Esta quarta-feira, o Senado estará reunido para discutir o orçamento para 2024, o que inclui as verbas para o Departamento de Defesa que seriam canalizadas para ajudar o esforço de guerra ucraniano. Os republicanos podem bloquear o pacote de ajuda para a Ucrânia — o que faria com que Kiev começasse o ano de 2024 sem fundos norte-americanos para o conflito.
Foi também apresentado, esta terça-feira, um relatório secreto sobre o estado do conflito na Ucrânia no Senado — e a reunião acabou em gritos, segundo conta a CNN internacional. Os senadores republicanos voltaram a contestar o pacote de ajuda dos democratas e apontaram baterias para a crise na fronteira, acusando os rivais de não se comprometeram com para resolverem a política migratória.
Seja qual for o desfecho, Volodymyr Dubovyk acredita que, mesmo que o Senado dos Estados Unidos não chegue a acordo esta quarta-feira, haverá uma “legislação nas próximas semanas” quer permita continuar a apoiar o esforço de guerra ucraniano. “Mas a tendência de decréscimo no fornecimento de armas já se nota”, contrapõe.
Por sua vez, Mikhail Troitskiy não é tão otimista. No caso de o apoio financeiro à Ucrânia por parte dos Estados Unidos (e também da União Europeia) diminuir, isso significa que Kiev terá de abrir negociações com Moscovo. “Terá de se chegar a uma paz que deixe partes dos territórios ucranianos sob domínio russo que levará provavelmente ao reconhecimento da Ucrânia dessas anexações.”
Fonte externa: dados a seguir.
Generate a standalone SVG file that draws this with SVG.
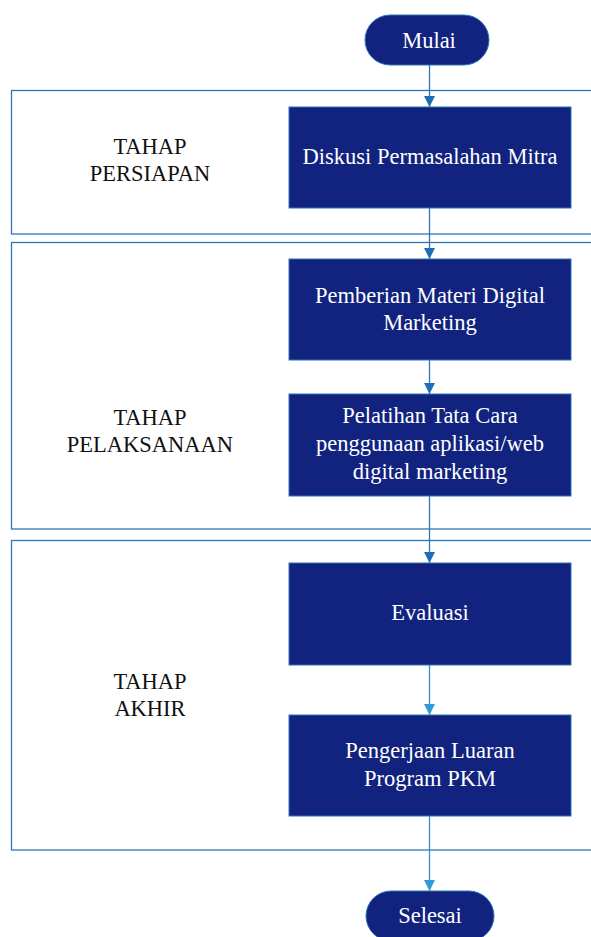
<svg xmlns="http://www.w3.org/2000/svg" width="591" height="937" viewBox="0 0 591 937">
<style>
.panel{fill:#ffffff;stroke:#2e75b6;stroke-width:1.3}
.box{fill:#12237f;stroke:#2e75b6;stroke-width:1}
.bt{font-family:"Liberation Serif","Times New Roman",serif;font-size:22.5px;fill:#ffffff;text-anchor:middle}
.lt{font-family:"Liberation Serif","Times New Roman",serif;font-size:22.5px;fill:#111111;text-anchor:middle}
.con{stroke:#2e75b6;stroke-width:1.3;fill:none}
.con2{stroke:#3a8fc8;stroke-width:1.3;fill:none}
</style>
<defs>
<marker id="ah" viewBox="0 0 10 10" refX="10" refY="5" markerWidth="11" markerHeight="11" markerUnits="userSpaceOnUse" orient="auto">
<path d="M0,0 L10,5 L0,10 Z" fill="#1f6fb5"/>
</marker>
<marker id="ah2" viewBox="0 0 10 10" refX="10" refY="5" markerWidth="11" markerHeight="11" markerUnits="userSpaceOnUse" orient="auto">
<path d="M0,0 L10,5 L0,10 Z" fill="#2e9bd6"/>
</marker>
</defs>
<rect width="591" height="937" fill="#ffffff"/>
<g id="panel-persiapan">
<rect class="panel" x="11.5" y="90.5" width="600" height="143.5"/>
<text class="lt" x="150" y="154">TAHAP</text>
<text class="lt" x="150" y="181">PERSIAPAN</text>
</g>
<g id="panel-pelaksanaan">
<rect class="panel" x="11.5" y="242.5" width="600" height="286.5"/>
<text class="lt" x="150" y="425">TAHAP</text>
<text class="lt" x="150" y="452">PELAKSANAAN</text>
</g>
<g id="panel-akhir">
<rect class="panel" x="11.5" y="540.5" width="600" height="309.5"/>
<text class="lt" x="150" y="689">TAHAP</text>
<text class="lt" x="150" y="716">AKHIR</text>
</g>
<g id="connectors">
<line class="con" x1="429.5" y1="65" x2="429.5" y2="107" marker-end="url(#ah)"/>
<line class="con" x1="429.5" y1="208" x2="429.5" y2="259" marker-end="url(#ah)"/>
<line class="con" x1="429.5" y1="360" x2="429.5" y2="394" marker-end="url(#ah)"/>
<line class="con" x1="429.5" y1="496" x2="429.5" y2="563" marker-end="url(#ah)"/>
<line class="con2" x1="429.5" y1="665" x2="429.5" y2="715" marker-end="url(#ah2)"/>
<line class="con2" x1="429.5" y1="816" x2="429.5" y2="891" marker-end="url(#ah2)"/>
</g>
<g id="mulai">
<rect class="box" x="365" y="15" width="124" height="50" rx="25" ry="25"/>
<text class="bt" x="429" y="48">Mulai</text>
</g>
<g id="diskusi">
<rect class="box" x="289" y="107" width="282" height="101"/>
<text class="bt" x="430" y="164">Diskusi Permasalahan Mitra</text>
</g>
<g id="materi">
<rect class="box" x="289" y="259" width="282" height="101"/>
<text class="bt" x="430" y="303">Pemberian Materi Digital</text>
<text class="bt" x="430" y="330">Marketing</text>
</g>
<g id="pelatihan">
<rect class="box" x="289" y="394" width="282" height="102"/>
<text class="bt" x="430" y="423">Pelatihan Tata Cara</text>
<text class="bt" x="430" y="451">penggunaan aplikasi/web</text>
<text class="bt" x="430" y="479">digital marketing</text>
</g>
<g id="evaluasi">
<rect class="box" x="289" y="563" width="282" height="102"/>
<text class="bt" x="430" y="620">Evaluasi</text>
</g>
<g id="luaran">
<rect class="box" x="289" y="715" width="282" height="101"/>
<text class="bt" x="430" y="758">Pengerjaan Luaran</text>
<text class="bt" x="430" y="786">Program PKM</text>
</g>
<g id="selesai">
<rect class="box" x="366" y="891" width="128" height="50" rx="25" ry="25"/>
<text class="bt" x="430" y="923">Selesai</text>
</g>
</svg>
Porém, se esse cenário se concretizar, o especialista russo não vê que isso leve a um cessar-fogo “permanente” — nem à diminuição das tensões entre a Rússia e a Ucrânia. Mikhail Troitskiy conclui, assim, que “ambos os lados estariam tentados a retomar as campanhas militares, quando tivessem reagrupados as tropas e tivessem aumentado os stocks das munições” — e as tensões ressurgiriam.